Exercise: Wherever the string "size" appears in a line, extract that line.
____ Data section
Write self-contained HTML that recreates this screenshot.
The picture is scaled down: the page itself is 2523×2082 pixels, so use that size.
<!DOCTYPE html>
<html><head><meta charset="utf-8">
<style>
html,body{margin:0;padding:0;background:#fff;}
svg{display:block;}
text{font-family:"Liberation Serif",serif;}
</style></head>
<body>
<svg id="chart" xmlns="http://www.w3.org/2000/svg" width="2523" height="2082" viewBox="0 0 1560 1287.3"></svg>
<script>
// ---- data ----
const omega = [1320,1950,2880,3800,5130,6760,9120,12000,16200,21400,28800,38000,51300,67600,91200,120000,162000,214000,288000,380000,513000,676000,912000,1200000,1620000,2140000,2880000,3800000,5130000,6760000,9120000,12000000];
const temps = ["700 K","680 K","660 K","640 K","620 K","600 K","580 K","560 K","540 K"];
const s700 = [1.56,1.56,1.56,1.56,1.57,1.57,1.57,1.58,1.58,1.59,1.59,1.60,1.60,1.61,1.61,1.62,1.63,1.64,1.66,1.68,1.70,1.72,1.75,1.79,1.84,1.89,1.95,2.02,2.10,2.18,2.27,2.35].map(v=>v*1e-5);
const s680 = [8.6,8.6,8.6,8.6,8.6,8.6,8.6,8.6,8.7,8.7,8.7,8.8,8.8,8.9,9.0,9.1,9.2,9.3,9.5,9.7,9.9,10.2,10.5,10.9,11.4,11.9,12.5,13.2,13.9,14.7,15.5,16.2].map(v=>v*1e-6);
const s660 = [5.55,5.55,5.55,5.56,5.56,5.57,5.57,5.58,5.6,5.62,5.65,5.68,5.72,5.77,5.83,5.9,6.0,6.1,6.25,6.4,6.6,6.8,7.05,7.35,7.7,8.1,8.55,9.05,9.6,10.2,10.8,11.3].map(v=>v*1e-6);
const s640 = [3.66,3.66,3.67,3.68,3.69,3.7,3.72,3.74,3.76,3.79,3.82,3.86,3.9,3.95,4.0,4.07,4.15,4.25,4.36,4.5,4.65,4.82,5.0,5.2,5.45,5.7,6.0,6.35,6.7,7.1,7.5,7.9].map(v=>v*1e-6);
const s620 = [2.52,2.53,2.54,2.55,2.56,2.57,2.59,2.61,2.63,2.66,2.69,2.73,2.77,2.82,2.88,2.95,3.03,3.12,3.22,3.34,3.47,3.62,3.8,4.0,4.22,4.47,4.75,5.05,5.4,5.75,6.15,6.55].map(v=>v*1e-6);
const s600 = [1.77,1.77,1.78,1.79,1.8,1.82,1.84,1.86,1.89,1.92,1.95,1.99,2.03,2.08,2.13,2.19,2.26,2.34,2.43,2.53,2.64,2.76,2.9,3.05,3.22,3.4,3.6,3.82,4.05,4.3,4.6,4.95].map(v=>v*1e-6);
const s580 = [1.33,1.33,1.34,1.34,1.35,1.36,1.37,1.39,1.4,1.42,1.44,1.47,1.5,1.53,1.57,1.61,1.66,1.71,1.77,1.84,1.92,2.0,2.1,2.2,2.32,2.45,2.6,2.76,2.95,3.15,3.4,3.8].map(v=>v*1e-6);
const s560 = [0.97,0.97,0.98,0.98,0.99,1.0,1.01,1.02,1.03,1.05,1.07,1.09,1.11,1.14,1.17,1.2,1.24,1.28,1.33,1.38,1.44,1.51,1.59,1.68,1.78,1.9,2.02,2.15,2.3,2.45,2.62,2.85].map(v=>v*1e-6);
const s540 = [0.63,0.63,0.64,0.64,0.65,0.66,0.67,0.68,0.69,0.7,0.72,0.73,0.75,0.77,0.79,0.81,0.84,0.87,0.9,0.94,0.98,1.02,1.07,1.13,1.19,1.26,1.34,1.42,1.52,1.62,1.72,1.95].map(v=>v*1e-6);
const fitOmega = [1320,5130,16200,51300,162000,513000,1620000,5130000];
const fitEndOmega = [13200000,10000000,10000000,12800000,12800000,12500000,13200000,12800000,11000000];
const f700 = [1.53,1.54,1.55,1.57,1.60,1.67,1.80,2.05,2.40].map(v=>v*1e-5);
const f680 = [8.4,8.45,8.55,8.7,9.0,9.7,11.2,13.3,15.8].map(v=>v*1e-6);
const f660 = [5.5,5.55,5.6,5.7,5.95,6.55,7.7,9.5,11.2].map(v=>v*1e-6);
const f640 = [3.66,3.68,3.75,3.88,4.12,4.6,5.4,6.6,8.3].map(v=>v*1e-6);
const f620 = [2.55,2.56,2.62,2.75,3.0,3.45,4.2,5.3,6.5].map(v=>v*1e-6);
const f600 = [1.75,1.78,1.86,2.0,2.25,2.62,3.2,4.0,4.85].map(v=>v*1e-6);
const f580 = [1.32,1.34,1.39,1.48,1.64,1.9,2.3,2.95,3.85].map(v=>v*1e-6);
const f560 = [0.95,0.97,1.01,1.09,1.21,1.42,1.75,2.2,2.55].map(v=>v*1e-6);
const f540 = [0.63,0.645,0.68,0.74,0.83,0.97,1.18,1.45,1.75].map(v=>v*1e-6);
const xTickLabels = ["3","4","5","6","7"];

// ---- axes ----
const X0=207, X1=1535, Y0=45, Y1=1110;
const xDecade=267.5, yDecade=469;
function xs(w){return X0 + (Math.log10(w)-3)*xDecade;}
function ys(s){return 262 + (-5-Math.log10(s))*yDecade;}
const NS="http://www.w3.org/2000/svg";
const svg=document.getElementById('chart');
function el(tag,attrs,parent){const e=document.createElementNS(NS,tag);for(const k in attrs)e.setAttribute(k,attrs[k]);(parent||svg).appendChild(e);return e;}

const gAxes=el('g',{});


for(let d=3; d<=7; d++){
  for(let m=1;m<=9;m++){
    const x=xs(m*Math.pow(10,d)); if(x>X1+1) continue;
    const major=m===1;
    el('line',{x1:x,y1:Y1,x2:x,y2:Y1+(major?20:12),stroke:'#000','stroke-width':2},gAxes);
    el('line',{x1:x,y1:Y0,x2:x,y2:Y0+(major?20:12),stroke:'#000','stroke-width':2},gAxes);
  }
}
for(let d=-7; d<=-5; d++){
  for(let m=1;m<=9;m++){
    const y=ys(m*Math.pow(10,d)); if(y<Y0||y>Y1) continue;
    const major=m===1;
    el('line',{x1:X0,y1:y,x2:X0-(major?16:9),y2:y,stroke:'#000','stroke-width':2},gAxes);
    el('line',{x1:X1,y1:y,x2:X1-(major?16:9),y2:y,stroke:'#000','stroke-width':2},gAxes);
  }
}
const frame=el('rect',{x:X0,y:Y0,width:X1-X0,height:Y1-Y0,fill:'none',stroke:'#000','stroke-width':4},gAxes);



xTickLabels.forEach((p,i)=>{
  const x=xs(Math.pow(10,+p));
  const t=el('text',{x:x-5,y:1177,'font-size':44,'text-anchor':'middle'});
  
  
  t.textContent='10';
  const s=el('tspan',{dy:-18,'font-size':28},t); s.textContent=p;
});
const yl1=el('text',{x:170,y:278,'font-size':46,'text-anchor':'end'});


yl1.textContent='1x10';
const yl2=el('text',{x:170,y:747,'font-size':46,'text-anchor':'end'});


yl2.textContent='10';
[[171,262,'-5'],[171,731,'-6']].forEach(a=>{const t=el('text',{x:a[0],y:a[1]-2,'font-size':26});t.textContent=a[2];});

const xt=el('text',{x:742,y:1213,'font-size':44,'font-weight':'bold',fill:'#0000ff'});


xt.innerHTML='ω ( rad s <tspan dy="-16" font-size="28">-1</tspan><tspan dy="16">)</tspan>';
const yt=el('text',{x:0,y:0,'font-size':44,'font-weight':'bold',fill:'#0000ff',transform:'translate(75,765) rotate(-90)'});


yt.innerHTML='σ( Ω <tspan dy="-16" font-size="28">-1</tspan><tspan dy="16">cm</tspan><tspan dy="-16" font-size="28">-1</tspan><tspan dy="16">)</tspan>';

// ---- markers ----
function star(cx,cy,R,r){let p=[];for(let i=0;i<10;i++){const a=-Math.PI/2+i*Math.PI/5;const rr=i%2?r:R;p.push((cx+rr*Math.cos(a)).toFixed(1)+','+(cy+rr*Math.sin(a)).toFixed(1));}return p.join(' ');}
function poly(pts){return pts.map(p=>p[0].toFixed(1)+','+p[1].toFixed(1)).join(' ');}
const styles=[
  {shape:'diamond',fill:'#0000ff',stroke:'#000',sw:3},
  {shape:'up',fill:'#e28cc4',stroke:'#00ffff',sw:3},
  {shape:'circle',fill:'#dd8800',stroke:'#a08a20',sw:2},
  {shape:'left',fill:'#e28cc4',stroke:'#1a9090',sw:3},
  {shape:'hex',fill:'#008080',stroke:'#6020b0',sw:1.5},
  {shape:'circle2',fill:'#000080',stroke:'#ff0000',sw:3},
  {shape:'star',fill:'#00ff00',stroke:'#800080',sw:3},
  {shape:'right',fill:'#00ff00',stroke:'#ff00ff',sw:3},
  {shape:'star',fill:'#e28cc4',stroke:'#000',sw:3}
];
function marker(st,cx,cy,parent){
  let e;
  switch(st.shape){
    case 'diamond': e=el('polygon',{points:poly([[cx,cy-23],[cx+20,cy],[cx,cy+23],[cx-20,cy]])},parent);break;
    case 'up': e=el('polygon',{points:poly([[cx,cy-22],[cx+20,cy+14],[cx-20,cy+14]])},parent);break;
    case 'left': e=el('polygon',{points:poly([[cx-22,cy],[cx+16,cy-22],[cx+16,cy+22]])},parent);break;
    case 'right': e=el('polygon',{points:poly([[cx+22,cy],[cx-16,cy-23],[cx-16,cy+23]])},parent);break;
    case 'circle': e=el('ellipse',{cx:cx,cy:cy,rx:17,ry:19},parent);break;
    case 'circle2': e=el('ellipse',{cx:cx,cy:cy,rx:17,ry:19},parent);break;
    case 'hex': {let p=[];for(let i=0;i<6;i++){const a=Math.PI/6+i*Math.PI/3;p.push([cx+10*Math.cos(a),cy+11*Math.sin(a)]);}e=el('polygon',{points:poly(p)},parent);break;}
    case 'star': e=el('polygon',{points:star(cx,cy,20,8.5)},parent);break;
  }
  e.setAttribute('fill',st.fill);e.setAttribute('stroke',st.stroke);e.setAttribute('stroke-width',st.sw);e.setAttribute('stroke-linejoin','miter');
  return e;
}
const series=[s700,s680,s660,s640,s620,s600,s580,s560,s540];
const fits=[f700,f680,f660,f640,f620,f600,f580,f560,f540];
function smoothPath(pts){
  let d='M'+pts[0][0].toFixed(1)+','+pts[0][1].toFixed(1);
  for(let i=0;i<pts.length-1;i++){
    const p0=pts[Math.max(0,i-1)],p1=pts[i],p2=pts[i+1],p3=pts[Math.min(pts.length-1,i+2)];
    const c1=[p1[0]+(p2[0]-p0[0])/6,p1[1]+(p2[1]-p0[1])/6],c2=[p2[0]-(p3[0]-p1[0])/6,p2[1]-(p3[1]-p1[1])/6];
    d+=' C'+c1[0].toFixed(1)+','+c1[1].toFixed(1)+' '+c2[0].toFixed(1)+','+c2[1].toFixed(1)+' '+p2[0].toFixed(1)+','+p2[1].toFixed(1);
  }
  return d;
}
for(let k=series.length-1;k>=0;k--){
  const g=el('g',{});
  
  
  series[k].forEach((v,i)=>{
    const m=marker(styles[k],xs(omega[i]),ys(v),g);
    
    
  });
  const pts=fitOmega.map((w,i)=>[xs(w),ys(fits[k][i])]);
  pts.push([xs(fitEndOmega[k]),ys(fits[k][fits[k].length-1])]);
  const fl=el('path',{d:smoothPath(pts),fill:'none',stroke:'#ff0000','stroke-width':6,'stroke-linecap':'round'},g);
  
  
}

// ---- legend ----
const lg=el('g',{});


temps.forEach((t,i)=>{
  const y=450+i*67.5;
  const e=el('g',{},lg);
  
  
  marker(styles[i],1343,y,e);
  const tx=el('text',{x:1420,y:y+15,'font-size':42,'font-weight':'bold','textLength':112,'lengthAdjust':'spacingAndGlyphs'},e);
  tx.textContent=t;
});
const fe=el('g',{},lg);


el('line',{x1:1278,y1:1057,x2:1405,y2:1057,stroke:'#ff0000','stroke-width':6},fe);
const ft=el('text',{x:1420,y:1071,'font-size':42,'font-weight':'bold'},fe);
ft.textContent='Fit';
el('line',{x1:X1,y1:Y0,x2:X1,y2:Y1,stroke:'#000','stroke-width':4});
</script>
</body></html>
________
Response for this exercise:
The picture is scaled down: the page itself is 2523×2082 pixels, so use that size.
  const t=el('text',{x:x-5,y:1177,'font-size':44,'text-anchor':'middle'});
  const s=el('tspan',{dy:-18,'font-size':28},t); s.textContent=p;
const yl1=el('text',{x:170,y:278,'font-size':46,'text-anchor':'end'});
const yl2=el('text',{x:170,y:747,'font-size':46,'text-anchor':'end'});
[[171,262,'-5'],[171,731,'-6']].forEach(a=>{const t=el('text',{x:a[0],y:a[1]-2,'font-size':26});t.textContent=a[2];});
const xt=el('text',{x:742,y:1213,'font-size':44,'font-weight':'bold',fill:'#0000ff'});
xt.innerHTML='ω ( rad s <tspan dy="-16" font-size="28">-1</tspan><tspan dy="16">)</tspan>';
const yt=el('text',{x:0,y:0,'font-size':44,'font-weight':'bold',fill:'#0000ff',transform:'translate(75,765) rotate(-90)'});
yt.innerHTML='σ( Ω <tspan dy="-16" font-size="28">-1</tspan><tspan dy="16">cm</tspan><tspan dy="-16" font-size="28">-1</tspan><tspan dy="16">)</tspan>';
  const tx=el('text',{x:1420,y:y+15,'font-size':42,'font-weight':'bold','textLength':112,'lengthAdjust':'spacingAndGlyphs'},e);
const ft=el('text',{x:1420,y:1071,'font-size':42,'font-weight':'bold'},fe);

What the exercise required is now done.